*Short task*.
Reproduce the lines exactly, beginning with the line that has "Write the React, TypeScript" and ending with the line that has "import * as". Images are left out.

Rows from a dataset of charts and code:
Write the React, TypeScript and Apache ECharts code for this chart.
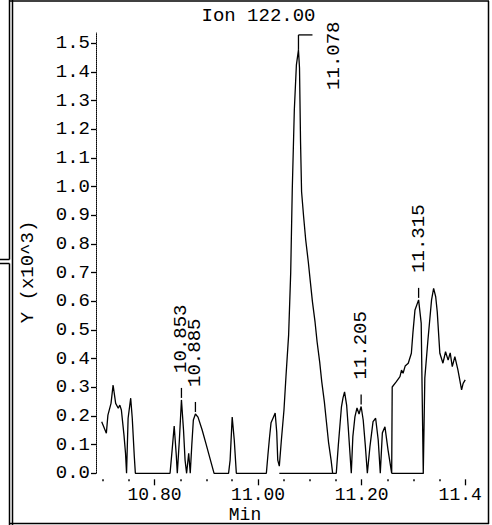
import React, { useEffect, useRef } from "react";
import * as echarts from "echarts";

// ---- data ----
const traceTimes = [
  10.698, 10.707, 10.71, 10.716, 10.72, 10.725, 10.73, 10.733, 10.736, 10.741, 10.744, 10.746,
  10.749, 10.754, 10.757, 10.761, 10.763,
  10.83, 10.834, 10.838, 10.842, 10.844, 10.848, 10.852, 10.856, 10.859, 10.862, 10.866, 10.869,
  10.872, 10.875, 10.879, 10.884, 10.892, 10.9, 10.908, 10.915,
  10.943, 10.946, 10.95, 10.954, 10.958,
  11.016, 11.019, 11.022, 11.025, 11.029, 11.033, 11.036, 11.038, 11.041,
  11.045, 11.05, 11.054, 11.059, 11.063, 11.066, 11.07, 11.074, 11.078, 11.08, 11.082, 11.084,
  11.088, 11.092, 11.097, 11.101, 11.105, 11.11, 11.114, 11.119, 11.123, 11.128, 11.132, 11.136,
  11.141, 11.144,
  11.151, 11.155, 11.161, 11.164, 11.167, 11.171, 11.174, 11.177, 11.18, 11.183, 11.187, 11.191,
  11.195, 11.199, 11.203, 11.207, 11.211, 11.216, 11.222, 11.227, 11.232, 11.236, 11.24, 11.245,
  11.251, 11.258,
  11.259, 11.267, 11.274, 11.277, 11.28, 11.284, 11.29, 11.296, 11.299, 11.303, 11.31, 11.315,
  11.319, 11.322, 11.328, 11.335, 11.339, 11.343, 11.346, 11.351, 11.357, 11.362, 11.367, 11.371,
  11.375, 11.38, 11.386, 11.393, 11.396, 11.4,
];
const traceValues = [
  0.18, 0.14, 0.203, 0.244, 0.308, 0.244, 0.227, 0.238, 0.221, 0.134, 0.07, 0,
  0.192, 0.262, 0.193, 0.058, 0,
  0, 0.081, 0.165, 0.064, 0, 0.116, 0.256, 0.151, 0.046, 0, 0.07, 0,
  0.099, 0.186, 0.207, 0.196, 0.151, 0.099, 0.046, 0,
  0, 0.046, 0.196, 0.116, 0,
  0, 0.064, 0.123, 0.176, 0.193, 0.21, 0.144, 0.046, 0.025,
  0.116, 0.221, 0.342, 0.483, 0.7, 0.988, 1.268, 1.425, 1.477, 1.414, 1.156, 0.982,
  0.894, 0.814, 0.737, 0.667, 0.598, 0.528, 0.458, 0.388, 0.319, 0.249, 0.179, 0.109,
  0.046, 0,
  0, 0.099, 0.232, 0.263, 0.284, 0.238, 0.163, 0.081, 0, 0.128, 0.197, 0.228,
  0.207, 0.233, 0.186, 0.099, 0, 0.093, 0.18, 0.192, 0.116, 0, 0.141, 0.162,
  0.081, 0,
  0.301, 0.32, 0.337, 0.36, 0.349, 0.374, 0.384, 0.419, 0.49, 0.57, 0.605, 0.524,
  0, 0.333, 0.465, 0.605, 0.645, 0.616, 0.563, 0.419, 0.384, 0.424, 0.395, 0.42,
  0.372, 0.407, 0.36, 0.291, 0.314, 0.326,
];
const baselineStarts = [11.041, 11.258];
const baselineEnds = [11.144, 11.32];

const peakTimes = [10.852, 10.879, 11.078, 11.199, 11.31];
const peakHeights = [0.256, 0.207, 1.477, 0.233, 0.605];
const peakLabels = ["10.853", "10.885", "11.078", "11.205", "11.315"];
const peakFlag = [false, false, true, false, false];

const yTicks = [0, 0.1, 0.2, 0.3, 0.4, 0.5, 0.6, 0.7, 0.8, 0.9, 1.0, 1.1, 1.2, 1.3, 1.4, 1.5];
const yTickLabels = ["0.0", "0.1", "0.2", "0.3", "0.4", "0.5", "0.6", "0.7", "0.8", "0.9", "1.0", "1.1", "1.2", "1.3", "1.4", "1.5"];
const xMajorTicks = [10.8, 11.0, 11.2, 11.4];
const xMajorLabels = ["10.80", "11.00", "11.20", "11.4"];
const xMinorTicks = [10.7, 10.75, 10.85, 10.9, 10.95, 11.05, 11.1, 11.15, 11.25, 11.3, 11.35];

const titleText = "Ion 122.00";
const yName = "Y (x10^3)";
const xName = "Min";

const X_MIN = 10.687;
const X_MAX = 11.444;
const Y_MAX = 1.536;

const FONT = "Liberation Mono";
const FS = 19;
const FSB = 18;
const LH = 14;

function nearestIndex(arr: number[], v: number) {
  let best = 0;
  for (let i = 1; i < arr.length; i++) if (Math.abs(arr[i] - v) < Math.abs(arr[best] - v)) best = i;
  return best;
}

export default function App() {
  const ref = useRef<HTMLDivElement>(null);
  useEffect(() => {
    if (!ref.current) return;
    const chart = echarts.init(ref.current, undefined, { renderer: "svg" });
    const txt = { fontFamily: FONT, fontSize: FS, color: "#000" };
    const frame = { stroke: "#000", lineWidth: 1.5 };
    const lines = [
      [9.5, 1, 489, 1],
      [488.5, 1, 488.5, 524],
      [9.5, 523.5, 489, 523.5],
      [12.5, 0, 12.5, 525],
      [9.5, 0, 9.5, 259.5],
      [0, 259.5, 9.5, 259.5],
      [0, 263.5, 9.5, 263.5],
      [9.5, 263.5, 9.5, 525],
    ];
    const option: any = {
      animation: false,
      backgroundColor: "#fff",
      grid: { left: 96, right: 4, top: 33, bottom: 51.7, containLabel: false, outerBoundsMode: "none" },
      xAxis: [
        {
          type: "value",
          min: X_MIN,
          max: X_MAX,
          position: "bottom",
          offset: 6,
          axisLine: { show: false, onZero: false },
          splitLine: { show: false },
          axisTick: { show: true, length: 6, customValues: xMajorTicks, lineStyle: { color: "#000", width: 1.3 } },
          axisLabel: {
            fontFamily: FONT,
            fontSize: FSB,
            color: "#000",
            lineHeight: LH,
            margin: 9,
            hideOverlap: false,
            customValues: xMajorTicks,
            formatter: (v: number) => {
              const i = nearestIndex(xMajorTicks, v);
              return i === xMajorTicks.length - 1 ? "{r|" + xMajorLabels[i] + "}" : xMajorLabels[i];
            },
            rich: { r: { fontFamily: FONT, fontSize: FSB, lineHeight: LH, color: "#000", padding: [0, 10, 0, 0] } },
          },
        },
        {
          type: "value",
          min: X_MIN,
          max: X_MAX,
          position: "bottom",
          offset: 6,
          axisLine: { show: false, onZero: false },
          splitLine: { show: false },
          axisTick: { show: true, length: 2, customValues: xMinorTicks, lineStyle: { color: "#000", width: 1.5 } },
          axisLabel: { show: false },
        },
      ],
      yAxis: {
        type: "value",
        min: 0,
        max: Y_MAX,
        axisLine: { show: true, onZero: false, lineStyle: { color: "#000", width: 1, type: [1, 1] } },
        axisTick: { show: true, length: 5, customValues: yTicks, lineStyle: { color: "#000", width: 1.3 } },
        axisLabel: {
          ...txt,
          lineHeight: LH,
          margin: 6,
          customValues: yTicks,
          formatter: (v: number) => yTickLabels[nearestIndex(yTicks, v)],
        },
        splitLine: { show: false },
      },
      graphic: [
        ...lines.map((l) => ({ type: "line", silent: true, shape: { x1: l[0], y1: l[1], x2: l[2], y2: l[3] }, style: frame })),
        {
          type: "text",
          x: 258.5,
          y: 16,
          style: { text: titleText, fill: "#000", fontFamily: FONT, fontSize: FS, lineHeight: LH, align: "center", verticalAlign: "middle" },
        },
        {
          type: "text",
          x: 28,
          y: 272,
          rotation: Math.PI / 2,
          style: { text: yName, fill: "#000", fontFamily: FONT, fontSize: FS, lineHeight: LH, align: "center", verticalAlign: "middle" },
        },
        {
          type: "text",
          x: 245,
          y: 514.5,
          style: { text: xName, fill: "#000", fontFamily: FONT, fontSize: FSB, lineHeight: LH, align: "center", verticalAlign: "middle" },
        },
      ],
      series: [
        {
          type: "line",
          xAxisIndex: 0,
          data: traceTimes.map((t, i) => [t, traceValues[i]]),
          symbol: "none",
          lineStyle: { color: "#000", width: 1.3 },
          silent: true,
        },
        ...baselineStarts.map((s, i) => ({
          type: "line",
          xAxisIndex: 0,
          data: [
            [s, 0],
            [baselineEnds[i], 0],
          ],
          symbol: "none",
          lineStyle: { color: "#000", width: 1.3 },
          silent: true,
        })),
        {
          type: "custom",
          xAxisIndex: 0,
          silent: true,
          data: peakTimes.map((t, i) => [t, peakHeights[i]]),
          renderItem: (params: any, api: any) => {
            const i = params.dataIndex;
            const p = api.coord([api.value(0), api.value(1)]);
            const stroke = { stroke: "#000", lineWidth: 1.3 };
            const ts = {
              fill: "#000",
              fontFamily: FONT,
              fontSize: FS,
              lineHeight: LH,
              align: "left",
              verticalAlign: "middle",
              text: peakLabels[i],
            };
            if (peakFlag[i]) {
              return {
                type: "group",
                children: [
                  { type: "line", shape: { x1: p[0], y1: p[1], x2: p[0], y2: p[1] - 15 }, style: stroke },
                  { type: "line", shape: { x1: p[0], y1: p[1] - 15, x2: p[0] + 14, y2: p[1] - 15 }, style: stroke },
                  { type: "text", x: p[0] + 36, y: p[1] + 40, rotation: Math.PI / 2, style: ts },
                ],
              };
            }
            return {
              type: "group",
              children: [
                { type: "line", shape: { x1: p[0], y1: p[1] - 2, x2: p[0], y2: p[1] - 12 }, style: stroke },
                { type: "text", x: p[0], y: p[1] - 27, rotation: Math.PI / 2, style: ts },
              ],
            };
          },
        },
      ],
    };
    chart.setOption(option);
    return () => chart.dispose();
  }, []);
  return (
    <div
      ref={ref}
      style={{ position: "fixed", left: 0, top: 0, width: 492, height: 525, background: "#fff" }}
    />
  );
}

--

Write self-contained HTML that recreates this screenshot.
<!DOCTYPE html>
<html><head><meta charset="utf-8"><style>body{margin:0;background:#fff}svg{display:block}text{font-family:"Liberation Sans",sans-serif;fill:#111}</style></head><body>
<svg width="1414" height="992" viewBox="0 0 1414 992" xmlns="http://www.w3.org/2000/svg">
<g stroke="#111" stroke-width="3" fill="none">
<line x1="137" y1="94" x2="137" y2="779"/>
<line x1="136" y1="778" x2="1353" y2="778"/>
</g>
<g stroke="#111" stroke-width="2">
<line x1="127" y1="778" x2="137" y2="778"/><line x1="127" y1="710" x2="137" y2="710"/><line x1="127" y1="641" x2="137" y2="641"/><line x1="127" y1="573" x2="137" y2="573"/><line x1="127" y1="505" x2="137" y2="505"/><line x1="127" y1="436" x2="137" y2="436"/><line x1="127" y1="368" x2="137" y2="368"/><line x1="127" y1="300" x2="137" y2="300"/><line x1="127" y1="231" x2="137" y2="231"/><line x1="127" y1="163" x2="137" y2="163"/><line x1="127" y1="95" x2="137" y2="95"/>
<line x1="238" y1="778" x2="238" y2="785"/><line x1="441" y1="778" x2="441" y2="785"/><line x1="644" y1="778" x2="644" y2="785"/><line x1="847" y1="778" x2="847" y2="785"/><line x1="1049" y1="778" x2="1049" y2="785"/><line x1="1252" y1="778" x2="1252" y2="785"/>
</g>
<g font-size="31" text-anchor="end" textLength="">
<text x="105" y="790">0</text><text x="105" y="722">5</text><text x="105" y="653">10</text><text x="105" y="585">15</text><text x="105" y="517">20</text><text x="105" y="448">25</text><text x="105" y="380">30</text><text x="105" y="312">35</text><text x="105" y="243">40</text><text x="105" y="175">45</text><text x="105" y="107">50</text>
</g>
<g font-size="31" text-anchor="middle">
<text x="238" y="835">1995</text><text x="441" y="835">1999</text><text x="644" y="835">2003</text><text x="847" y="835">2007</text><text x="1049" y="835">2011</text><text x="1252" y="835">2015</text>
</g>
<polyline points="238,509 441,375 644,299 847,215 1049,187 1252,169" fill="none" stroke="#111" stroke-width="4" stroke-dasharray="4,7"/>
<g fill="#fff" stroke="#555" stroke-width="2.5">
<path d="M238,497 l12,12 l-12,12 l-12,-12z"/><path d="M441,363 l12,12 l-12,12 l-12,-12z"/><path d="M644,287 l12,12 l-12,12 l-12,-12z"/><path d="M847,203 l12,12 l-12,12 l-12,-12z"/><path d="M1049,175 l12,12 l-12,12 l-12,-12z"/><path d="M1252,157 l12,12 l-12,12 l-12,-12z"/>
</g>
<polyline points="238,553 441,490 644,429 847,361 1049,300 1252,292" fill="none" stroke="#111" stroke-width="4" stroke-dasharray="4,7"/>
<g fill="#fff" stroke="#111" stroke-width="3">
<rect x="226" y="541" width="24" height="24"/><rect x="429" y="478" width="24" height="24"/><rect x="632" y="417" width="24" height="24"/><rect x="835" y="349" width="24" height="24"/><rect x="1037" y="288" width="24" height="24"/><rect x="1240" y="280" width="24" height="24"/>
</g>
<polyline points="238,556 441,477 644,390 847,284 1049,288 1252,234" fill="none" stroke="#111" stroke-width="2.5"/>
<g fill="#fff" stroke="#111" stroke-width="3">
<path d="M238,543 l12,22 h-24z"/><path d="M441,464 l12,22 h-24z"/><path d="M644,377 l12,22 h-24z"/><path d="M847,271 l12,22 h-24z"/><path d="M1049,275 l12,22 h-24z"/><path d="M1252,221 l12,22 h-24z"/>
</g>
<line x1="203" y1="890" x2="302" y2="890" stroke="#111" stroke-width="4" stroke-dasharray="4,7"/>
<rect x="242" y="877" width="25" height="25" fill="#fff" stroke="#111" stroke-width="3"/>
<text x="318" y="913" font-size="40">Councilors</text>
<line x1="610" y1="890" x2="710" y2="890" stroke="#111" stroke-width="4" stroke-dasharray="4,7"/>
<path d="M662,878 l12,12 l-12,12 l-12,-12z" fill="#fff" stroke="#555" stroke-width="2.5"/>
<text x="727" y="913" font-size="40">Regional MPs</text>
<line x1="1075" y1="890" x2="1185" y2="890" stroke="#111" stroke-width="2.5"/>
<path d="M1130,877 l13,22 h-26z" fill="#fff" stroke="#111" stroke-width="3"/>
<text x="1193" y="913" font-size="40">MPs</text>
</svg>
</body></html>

*Reply*.
Write the React, TypeScript and Apache ECharts code for this chart.
import React, { useEffect, useRef } from "react";
import * as echarts from "echarts";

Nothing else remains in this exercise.